2. Without contrary information, a major third interval and a perfect fifth interval (major triad) are implied. For instance, a C chord is a C major triad, and the name C minor seventh (Cm⁷) implies a minor 3rd by rule 1, a perfect 5th by this rule, and a minor 7th by definition (see below). This rule has one exception (see next rule).
3. When the fifth interval is diminished, the third must be minor.^{[lower-alpha 6]} This rule overrides rule 2. For instance, Cdim⁷ implies a diminished 5th by rule 1, a minor 3rd by this rule, and a diminished 7th by definition (see below).
4. Names and symbols that contain only a plain interval number (e.g., “seventh chord”) or the chord root and a number (e.g., “C seventh”, or C⁷) are interpreted as follows:
   • If the number is 2, 4, 6, etc., the chord is a major added tone chord (e.g., C⁶ = C^M6 = C^add6) and contains, together with the implied major triad, an extra major 2nd, perfect 4th, or major 6th (see names and symbols for added tone chords).

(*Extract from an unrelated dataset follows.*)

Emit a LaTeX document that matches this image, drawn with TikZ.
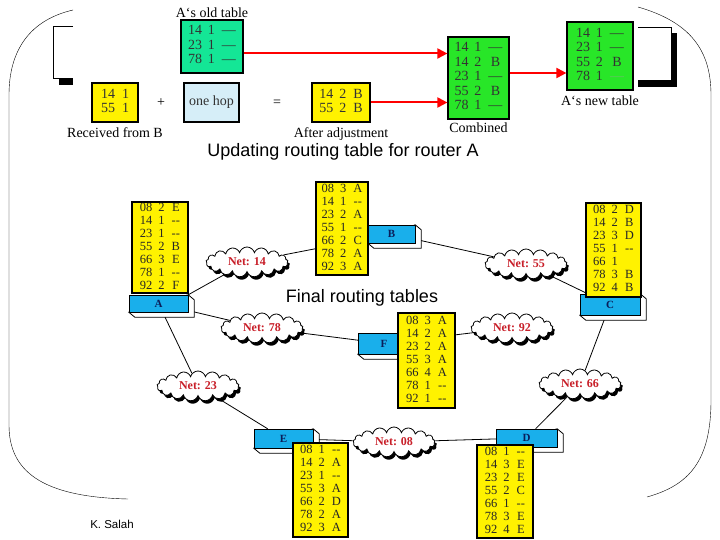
\documentclass[tikz,border=0pt]{standalone}
\usepackage{fontspec}
\setmainfont{Liberation Serif}
\setsansfont{Liberation Sans}
\usepackage{tikz}
\usetikzlibrary{positioning, arrows.meta, shapes.symbols, shadows, backgrounds}

\definecolor{oldgreen}{RGB}{20,230,150}
\definecolor{newgreen}{RGB}{40,230,40}
\definecolor{hopblue}{RGB}{214,238,248}
\definecolor{routerblue}{RGB}{25,175,235}
\definecolor{labelnavy}{RGB}{10,30,90}
\definecolor{netred}{RGB}{200,30,40}

\newcommand{\rows}[1]{\begin{tabular}{@{}l@{\hspace{6pt}}l@{\hspace{7pt}}c@{}}#1\end{tabular}}

\begin{document}
\begin{tikzpicture}[
    x=1pt, y=-1pt,
    toptab/.style={draw, line width=1.2pt, inner sep=0pt, text=black!80, font=\fontsize{14}{14.5}\selectfont},
    toplabel/.style={font=\fontsize{14}{15}\selectfont, inner sep=1pt},
    rtab/.style={draw, line width=1.2pt, fill=yellow, inner sep=0pt, text=black!85, font=\fontsize{12.5}{13}\selectfont},
    router/.style={draw, fill=routerblue, inner sep=0pt, text=labelnavy, font=\bfseries\fontsize{11}{12}\selectfont},
    net/.style={cloud, cloud puffs=17, cloud puff arc=150, aspect=2.7, draw, thick, fill=white, inner sep=0pt,
        minimum width=82pt, minimum height=30pt, text=netred, font=\bfseries\fontsize{12}{13}\selectfont,
        drop shadow={shadow xshift=2pt, shadow yshift=-3pt, fill=black, opacity=1}},
    link/.style={thick},
    side/.style={draw, fill=white, thick},
    redarrow/.style={draw=red, line width=2pt, -{Triangle[length=10pt, width=10pt, fill=red]}},
    heading/.style={font=\sffamily\fontsize{18}{21}\selectfont}
]
\useasboundingbox (0,0) rectangle (720,540);

% Slide frame
\draw (73,10) .. controls (30,20) and (9,50) .. (9,95) -- (9,425) .. controls (9,470) and (40,497) .. (128,499);
\draw (638,7) .. controls (690,22) and (711,50) .. (711,95) -- (711,400) .. controls (711,460) and (690,485) .. (647,497);
\draw (73,26) -- (53,26) -- (53,78) -- (73,78);
\fill (59,79) rectangle (73,85);
\draw (638,27) -- (671,27) -- (671,80);
\fill (638,80) rectangle (677,87);
\fill (672,33) rectangle (677,87);

% Updating table for router A
\node[toptab, fill=oldgreen, minimum width=62pt, minimum height=53pt] (oldtab) at (212,46.5)
    {\rows{14 & 1 & ---\\ 23 & 1 & ---\\ 78 & 1 & ---}};
\node[toplabel, above=1pt of oldtab] (oldlbl) {A`s old table};

\node[toptab, fill=yellow, minimum width=46pt, minimum height=39pt] (recv) at (115,102.5)
    {\begin{tabular}{@{}l@{\hspace{7pt}}l@{}}14 & 1\\ 55 & 1\end{tabular}};
\node[toplabel, below=4pt of recv] (recvlbl) {Received from B};

\node[toplabel] (plus) at (161,103) {+};
\node[toptab, fill=hopblue, minimum width=55pt, minimum height=39pt] (hop) at (211.5,102.5) {one hop};
\node[toplabel] (equals) at (277,103) {=};

\node[toptab, fill=yellow, minimum width=58pt, minimum height=39pt] (adj) at (341,102.5)
    {\rows{14 & 2 & B\\ 55 & 2 & B}};
\node[toplabel, below=4pt of adj] (adjlbl) {After adjustment};

\node[toptab, fill=newgreen, minimum width=61pt, minimum height=82pt] (comb) at (478.5,78)
    {\rows{14 & 1 & ---\\ 14 & 2 & B\\ 23 & 1 & ---\\ 55 & 2 & B\\ 78 & 1 & ---}};
\node[toplabel, below=2pt of comb] (comblbl) {Combined};

\node[toptab, fill=newgreen, minimum width=66pt, minimum height=68pt] (newtab) at (600,56)
    {\rows{14 & 1 & ---\\ 23 & 1 & ---\\ 55 & 2 & B\\ 78 & 1 & \textcolor{green!60!black!60}{---}}};
\node[toplabel, below=4pt of newtab] (newlbl) {A`s new table};

\draw[redarrow] ([yshift=-7pt]oldtab.east) -- ([yshift=-7pt]oldtab.east -| comb.west);
\draw[redarrow] (adj.east) -- (adj.east -| comb.west);
\draw[redarrow] ([yshift=5pt]comb.east) -- ([yshift=5pt]comb.east -| newtab.west);

\node[heading] (updtitle) at (343,152) {Updating routing table for router A};

% Final routing tables
\node[heading] (finaltitle) at (362,298) {Final routing tables};

% Routers
\node[router, minimum width=59pt, minimum height=17pt] (ra) at (158.5,303.5) {A};
\node[router, minimum width=47pt, minimum height=18pt] (rb) at (391.5,234) {B};
\node[router, minimum width=60pt, minimum height=21pt] (rc) at (610,304.5) {C};
\node[router, minimum width=61pt, minimum height=18pt] (rd) at (526.5,438) {D};
\node[router, minimum width=59pt, minimum height=19pt] (re) at (283.5,438.5) {E};
\node[router, minimum width=52pt, minimum height=21pt] (rf) at (384,343.5) {F};

% Networks
\node[net] (n14) at (247,262) {Net: 14};
\node[net] (n55) at (526,264) {Net: 55};
\node[net] (n78) at (262,328) {Net: 78};
\node[net] (n92) at (512,328) {Net: 92};
\node[net] (n23) at (198,386) {Net: 23};
\node[net] (n66) at (580,384) {Net: 66};
\node[net] (n08) at (394,442) {Net: 08};

% Tables
\node[rtab, minimum width=56pt, minimum height=91pt] (ta) at (160,247.5)
    {\rows{08 & 2 & E\\ 14 & 1 & {-}{-}\\ 23 & 1 & {-}{-}\\ 55 & 2 & B\\ 66 & 3 & E\\ 78 & 1 & {-}{-}\\ 92 & 2 & F}};
\node[rtab, minimum width=52pt, minimum height=93pt] (tb) at (342,228.5)
    {\rows{08 & 3 & A\\ 14 & 1 & {-}{-}\\ 23 & 2 & A\\ 55 & 1 & {-}{-}\\ 66 & 2 & C\\ 78 & 2 & A\\ 92 & 3 & A}};
\node[rtab, minimum width=55pt, minimum height=94pt] (tc) at (613.5,250)
    {\rows{08 & 2 & D\\ 14 & 2 & B\\ 23 & 3 & D\\ 55 & 1 & {-}{-}\\ 66 & 1 & \\ 78 & 3 & B\\ 92 & 4 & B}};
\node[rtab, minimum width=56pt, minimum height=93pt] (td) at (505,491.5)
    {\rows{08 & 1 & {-}{-}\\ 14 & 3 & E\\ 23 & 2 & E\\ 55 & 2 & C\\ 66 & 1 & {-}{-}\\ 78 & 3 & E\\ 92 & 4 & E}};
\node[rtab, minimum width=55pt, minimum height=94pt] (te) at (320.5,490)
    {\rows{08 & 1 & {-}{-}\\ 14 & 2 & A\\ 23 & 1 & {-}{-}\\ 55 & 3 & A\\ 66 & 2 & D\\ 78 & 2 & A\\ 92 & 3 & A}};
\node[rtab, minimum width=57pt, minimum height=95pt] (tf) at (426.5,360.5)
    {\rows{08 & 3 & A\\ 14 & 2 & A\\ 23 & 2 & A\\ 55 & 3 & A\\ 66 & 4 & A\\ 78 & 1 & {-}{-}\\ 92 & 1 & {-}{-}}};

\node[font=\sffamily\fontsize{11.5}{13}\selectfont] (author) at (112,524) {K. Salah};

% Links and box sides
\begin{scope}[on background layer]
\draw[link] (ra.north east) -- (n14);
\draw[link] (n14) -- (rb);
\draw[link] (rb) -- (n55);
\draw[link] (n55) -- (rc);
\draw[link] (ra) -- (n78);
\draw[link] (n78) -- (rf);
\draw[link] (ra) -- (n23);
\draw[link] (n23) -- (re);
\draw[link] (rf) -- (n92);
\draw[link] (rc) -- (n66);
\draw[link] (n66) -- (rd);
\draw[link] (re) -- (n08);
\draw[link] (n08) -- (rd);
\foreach \rt in {ra,rb,rc,rd,re,rf}
  \draw[side] (\rt.north east) -- ++(6,5) -- ([shift={(6,5)}]\rt.south east)
    -- ([shift={(6,5)}]\rt.south west) -- (\rt.south west) -- cycle;
\end{scope}

\end{tikzpicture}
\end{document}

   • If the number is 7, 9, 11, 13, etc., the chord is dominant (e.g., C⁷ = C^dom7) and contains, together with the implied major triad, one or more of the following extra intervals: minor 7th, major 9th, perfect 11th, and major 13th (see names and symbols for seventh and extended chords).
   • If the number is 5, the chord (technically not a chord in the traditional sense, but a dyad) is a power chord. Only the root, a perfect fifth and usually an octave are played.